## [Exercise details]
Reproduce nothing but the lines from the start of the material through the line that includes "Not to scale</text>", both ends included, and omit every picture.

## [Data section]
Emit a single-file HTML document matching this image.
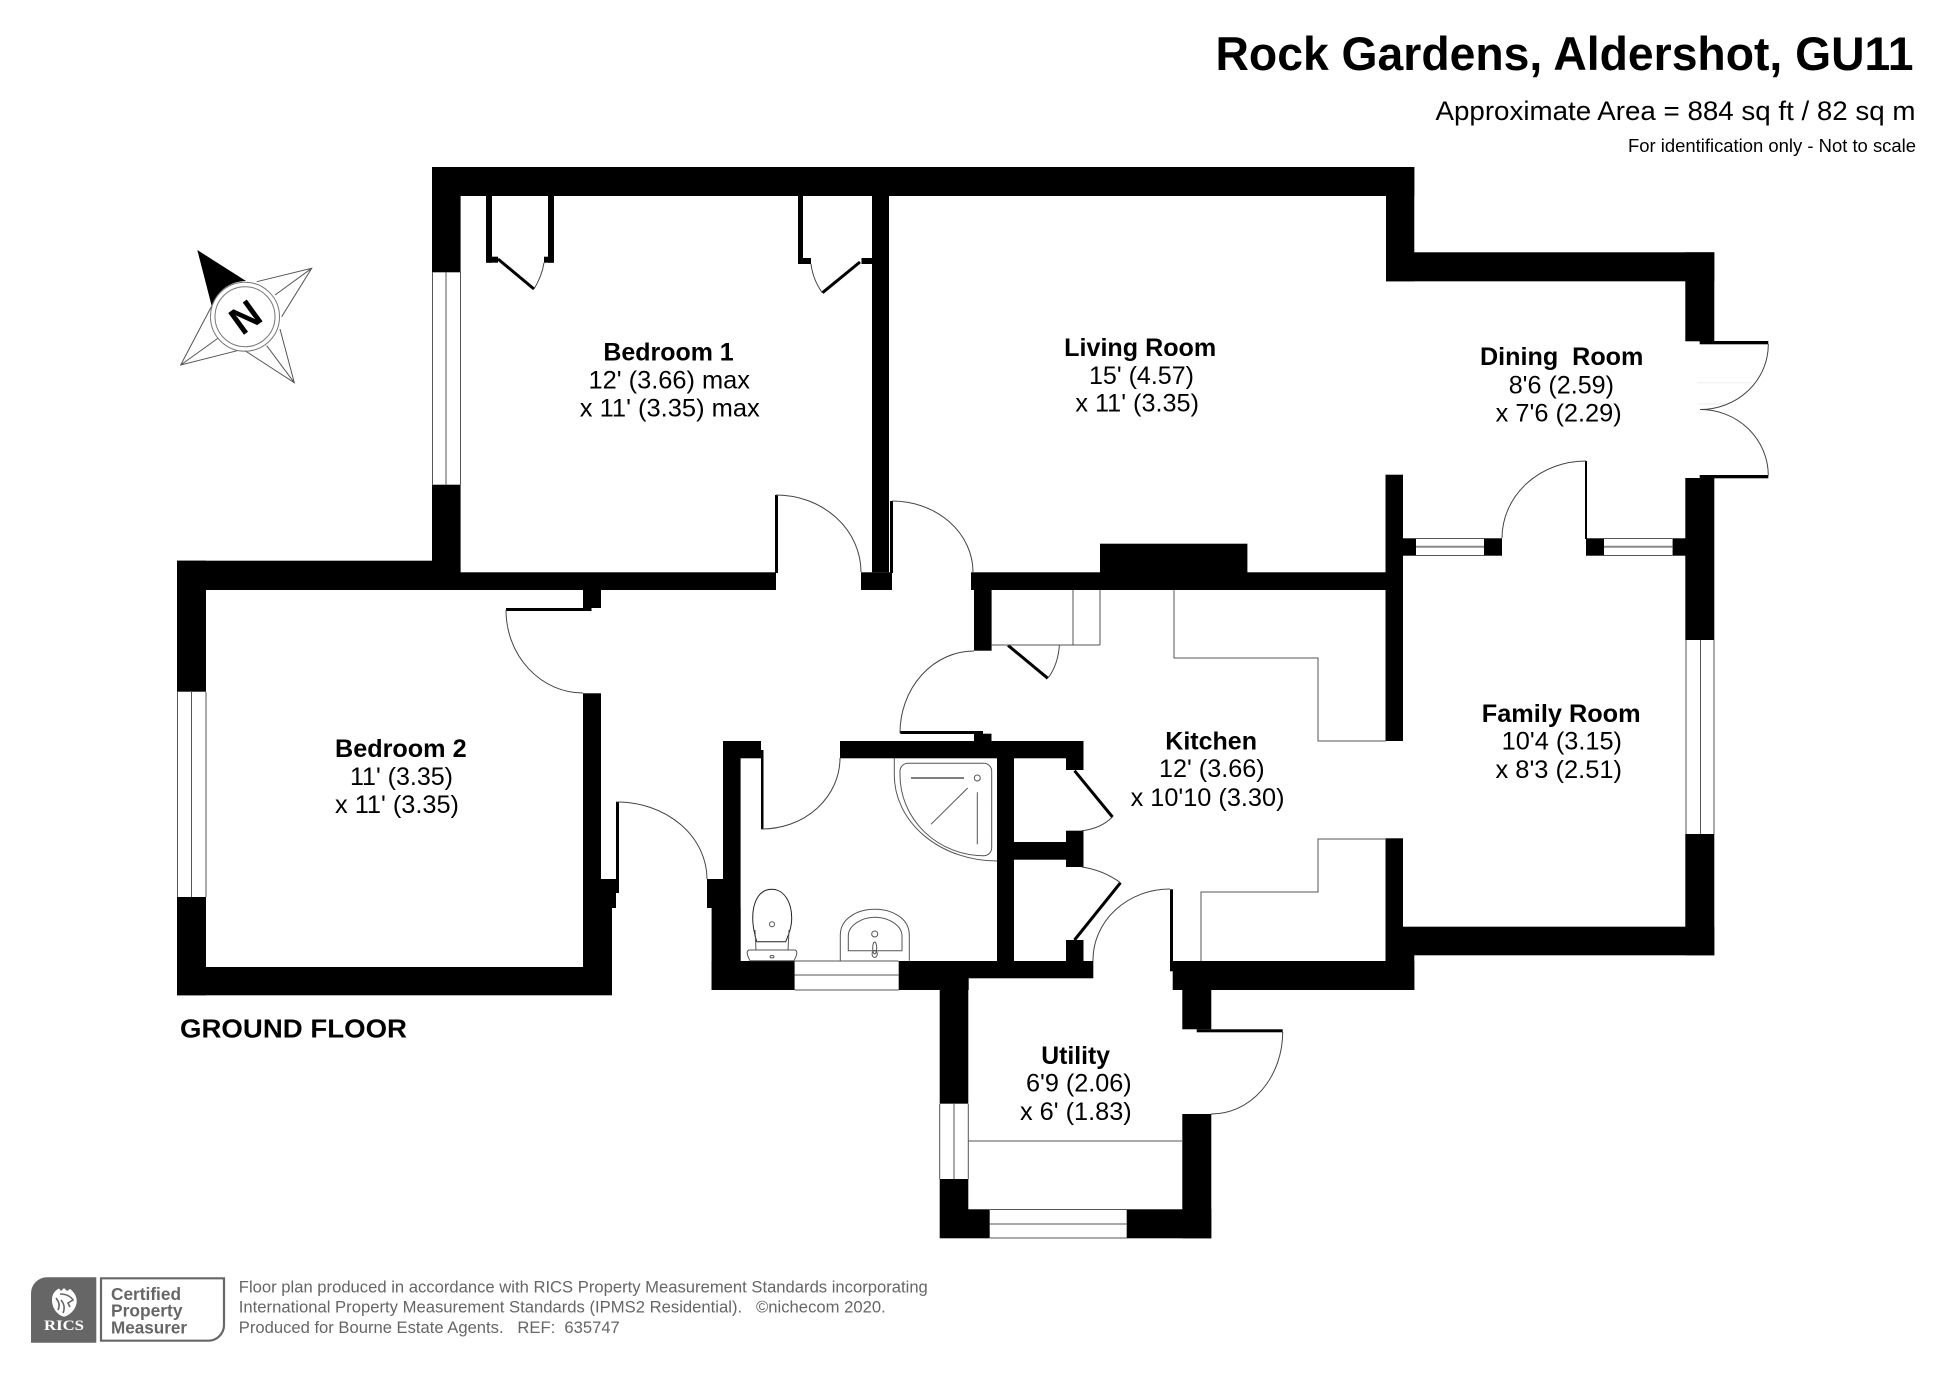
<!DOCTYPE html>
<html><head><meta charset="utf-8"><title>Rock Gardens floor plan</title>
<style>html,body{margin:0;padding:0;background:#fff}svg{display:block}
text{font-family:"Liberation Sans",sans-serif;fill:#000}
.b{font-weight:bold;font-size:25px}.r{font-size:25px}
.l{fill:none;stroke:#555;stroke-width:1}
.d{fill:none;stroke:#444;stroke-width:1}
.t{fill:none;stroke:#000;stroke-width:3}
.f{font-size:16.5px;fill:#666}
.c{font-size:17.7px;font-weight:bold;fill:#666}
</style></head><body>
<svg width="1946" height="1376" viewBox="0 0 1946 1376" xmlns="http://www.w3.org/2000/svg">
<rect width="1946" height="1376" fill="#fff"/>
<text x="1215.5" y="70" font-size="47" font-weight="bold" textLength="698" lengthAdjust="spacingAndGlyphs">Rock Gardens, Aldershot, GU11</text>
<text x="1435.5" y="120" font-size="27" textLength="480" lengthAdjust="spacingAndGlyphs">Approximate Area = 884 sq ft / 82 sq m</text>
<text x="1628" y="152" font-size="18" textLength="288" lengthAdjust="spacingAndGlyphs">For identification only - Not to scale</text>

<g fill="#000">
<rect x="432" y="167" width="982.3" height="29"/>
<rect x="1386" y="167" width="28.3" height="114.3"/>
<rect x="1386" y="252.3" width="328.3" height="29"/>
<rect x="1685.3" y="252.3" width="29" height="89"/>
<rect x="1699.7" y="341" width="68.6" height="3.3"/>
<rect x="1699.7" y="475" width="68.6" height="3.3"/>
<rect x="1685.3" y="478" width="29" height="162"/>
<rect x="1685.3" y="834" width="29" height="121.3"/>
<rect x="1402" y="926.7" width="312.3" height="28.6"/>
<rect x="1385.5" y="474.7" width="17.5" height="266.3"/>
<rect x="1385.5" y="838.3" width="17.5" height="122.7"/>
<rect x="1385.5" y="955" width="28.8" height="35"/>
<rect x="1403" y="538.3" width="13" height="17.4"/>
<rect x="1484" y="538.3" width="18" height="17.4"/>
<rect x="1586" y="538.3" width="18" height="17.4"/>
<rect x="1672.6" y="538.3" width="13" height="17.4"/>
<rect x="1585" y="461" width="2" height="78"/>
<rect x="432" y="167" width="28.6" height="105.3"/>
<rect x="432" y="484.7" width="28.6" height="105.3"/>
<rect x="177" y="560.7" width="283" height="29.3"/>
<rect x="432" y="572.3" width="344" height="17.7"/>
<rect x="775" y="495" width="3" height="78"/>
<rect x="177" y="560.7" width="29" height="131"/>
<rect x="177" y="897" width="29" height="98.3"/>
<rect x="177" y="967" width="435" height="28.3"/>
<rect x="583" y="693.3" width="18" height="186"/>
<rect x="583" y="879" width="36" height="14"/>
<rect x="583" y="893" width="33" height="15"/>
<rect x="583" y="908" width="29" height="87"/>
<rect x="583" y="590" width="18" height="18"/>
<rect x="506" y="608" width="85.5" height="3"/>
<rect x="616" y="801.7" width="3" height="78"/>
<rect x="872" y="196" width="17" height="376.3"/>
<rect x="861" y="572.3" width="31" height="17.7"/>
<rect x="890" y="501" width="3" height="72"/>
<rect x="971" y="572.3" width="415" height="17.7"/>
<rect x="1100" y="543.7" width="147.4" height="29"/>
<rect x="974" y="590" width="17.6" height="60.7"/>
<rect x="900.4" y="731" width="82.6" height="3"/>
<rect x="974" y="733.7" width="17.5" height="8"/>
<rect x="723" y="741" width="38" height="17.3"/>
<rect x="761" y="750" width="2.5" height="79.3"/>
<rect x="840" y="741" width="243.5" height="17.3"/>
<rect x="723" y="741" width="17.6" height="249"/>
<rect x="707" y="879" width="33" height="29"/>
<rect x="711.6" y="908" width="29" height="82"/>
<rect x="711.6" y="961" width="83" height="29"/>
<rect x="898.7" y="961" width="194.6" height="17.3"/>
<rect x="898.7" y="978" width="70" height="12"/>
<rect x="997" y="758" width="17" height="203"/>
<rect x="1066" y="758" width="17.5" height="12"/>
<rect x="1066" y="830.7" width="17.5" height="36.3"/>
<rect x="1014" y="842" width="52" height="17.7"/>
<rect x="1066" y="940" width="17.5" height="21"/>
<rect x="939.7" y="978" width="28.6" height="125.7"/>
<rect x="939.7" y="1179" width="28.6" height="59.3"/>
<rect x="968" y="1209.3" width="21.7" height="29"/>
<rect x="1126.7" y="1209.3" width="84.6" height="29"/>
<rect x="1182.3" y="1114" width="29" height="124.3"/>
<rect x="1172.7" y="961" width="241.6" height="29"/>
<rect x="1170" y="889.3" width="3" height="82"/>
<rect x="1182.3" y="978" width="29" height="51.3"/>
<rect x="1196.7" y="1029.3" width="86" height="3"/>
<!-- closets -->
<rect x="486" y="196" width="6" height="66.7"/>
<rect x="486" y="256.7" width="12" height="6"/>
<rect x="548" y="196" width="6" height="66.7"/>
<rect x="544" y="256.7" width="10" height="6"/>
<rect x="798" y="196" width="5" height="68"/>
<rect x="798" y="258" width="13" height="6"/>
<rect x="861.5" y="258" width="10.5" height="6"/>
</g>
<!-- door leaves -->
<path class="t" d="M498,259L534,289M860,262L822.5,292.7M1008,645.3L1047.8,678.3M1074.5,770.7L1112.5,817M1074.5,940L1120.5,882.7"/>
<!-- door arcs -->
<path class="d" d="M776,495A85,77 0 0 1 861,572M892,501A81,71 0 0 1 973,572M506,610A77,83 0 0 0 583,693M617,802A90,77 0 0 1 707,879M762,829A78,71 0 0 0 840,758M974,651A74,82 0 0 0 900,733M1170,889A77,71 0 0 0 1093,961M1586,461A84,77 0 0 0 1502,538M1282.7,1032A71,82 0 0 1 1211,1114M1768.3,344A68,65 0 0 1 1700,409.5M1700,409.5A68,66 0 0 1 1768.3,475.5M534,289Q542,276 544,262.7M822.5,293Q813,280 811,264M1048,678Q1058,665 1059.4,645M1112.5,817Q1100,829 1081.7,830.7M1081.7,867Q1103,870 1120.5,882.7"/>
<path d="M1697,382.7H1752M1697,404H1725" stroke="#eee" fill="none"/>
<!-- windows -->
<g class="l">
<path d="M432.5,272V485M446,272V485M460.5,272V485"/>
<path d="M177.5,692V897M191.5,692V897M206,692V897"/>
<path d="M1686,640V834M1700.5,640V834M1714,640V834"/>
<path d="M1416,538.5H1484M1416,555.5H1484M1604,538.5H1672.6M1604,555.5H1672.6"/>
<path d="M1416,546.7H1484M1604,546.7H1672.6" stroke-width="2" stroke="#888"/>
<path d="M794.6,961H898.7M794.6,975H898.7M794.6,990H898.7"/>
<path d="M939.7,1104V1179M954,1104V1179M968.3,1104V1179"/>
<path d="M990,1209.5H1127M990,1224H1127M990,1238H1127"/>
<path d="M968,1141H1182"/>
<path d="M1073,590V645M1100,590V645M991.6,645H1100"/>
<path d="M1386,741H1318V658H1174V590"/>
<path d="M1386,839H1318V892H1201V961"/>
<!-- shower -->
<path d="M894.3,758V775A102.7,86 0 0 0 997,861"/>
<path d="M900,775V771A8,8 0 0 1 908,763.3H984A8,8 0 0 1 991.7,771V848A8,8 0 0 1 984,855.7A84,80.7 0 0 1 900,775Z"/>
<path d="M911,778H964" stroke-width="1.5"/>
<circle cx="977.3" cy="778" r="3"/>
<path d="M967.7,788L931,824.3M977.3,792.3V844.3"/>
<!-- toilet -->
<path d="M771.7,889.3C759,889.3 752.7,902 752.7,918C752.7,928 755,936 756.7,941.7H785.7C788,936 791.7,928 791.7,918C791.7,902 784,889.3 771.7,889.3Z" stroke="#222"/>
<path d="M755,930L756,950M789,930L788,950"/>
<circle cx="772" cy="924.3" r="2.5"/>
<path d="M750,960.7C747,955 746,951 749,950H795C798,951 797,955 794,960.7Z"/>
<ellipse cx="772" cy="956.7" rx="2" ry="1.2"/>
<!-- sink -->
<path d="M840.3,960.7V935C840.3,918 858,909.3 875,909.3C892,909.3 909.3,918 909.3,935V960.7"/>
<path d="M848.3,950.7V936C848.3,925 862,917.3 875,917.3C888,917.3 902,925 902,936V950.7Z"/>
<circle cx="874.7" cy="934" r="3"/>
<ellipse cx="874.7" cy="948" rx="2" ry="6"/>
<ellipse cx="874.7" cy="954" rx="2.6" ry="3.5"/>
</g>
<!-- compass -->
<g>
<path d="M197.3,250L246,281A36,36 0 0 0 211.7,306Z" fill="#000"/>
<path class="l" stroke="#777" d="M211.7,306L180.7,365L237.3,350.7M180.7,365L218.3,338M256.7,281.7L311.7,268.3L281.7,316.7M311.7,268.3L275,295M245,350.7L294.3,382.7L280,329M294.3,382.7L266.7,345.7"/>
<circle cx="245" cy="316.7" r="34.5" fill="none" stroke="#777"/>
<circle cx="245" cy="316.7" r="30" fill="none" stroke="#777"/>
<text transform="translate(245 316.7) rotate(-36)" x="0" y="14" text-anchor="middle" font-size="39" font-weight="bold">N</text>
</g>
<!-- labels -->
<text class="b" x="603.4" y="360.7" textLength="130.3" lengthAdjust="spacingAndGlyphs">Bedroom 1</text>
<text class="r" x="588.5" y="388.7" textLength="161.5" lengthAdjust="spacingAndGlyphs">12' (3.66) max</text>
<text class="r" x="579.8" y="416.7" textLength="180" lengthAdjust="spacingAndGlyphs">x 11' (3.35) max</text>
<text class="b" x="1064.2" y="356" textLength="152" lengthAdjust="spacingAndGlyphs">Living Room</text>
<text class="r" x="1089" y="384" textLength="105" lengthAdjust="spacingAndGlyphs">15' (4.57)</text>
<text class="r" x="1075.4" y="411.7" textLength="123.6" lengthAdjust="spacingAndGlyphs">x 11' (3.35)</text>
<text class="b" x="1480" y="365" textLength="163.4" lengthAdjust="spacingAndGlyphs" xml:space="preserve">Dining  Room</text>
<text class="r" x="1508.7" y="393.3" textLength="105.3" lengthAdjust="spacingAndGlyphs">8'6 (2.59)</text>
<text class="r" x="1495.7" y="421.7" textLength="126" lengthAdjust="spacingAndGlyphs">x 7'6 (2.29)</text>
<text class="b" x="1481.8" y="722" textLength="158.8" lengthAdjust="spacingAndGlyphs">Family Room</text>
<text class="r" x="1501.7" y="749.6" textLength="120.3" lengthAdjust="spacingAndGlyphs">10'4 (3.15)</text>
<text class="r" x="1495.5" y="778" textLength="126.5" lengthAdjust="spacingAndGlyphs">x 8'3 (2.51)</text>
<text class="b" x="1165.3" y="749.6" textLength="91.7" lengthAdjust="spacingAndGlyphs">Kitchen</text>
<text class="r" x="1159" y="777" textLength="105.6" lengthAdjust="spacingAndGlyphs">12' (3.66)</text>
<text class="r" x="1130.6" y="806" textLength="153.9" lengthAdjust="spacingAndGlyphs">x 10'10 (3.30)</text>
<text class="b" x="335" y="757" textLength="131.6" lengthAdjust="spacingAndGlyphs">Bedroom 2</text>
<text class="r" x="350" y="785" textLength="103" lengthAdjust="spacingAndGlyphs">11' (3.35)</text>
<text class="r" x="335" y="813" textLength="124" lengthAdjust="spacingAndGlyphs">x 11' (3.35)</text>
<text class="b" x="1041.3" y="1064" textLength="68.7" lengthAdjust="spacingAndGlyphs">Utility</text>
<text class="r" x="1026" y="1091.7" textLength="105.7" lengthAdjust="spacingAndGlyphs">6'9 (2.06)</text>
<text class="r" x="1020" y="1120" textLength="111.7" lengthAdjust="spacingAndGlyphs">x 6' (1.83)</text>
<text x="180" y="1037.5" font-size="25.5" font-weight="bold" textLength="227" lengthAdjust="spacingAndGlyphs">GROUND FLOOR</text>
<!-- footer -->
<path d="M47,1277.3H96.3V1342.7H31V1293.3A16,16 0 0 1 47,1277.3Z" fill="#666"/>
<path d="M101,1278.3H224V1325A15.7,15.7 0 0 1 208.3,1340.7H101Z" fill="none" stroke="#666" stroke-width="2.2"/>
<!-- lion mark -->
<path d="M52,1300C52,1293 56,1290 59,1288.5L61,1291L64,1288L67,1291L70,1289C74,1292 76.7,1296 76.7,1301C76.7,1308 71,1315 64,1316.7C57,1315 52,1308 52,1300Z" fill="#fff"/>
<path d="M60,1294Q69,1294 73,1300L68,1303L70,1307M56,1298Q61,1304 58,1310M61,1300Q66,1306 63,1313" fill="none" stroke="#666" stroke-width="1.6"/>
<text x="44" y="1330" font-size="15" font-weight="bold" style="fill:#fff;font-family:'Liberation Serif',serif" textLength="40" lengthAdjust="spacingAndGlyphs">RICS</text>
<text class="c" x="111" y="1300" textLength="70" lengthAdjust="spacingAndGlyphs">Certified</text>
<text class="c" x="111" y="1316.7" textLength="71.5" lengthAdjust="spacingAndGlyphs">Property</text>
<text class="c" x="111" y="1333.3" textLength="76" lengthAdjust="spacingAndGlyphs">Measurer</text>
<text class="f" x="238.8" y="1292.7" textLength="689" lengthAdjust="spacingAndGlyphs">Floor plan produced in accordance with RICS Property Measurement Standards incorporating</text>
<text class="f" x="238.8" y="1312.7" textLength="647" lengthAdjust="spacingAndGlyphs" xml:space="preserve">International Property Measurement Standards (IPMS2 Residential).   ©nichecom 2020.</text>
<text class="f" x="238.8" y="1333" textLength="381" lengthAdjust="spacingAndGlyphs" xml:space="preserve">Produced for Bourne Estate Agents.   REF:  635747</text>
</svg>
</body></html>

## [Exercise answer]
Emit a single-file HTML document matching this image.
<!DOCTYPE html>
<html><head><meta charset="utf-8"><title>Rock Gardens floor plan</title>
<style>html,body{margin:0;padding:0;background:#fff}svg{display:block}
text{font-family:"Liberation Sans",sans-serif;fill:#000}
.b{font-weight:bold;font-size:25px}.r{font-size:25px}
.l{fill:none;stroke:#555;stroke-width:1}
.d{fill:none;stroke:#444;stroke-width:1}
.t{fill:none;stroke:#000;stroke-width:3}
.f{font-size:16.5px;fill:#666}
.c{font-size:17.7px;font-weight:bold;fill:#666}
</style></head><body>
<svg width="1946" height="1376" viewBox="0 0 1946 1376" xmlns="http://www.w3.org/2000/svg">
<rect width="1946" height="1376" fill="#fff"/>
<text x="1215.5" y="70" font-size="47" font-weight="bold" textLength="698" lengthAdjust="spacingAndGlyphs">Rock Gardens, Aldershot, GU11</text>
<text x="1435.5" y="120" font-size="27" textLength="480" lengthAdjust="spacingAndGlyphs">Approximate Area = 884 sq ft / 82 sq m</text>
<text x="1628" y="152" font-size="18" textLength="288" lengthAdjust="spacingAndGlyphs">For identification only - Not to scale</text>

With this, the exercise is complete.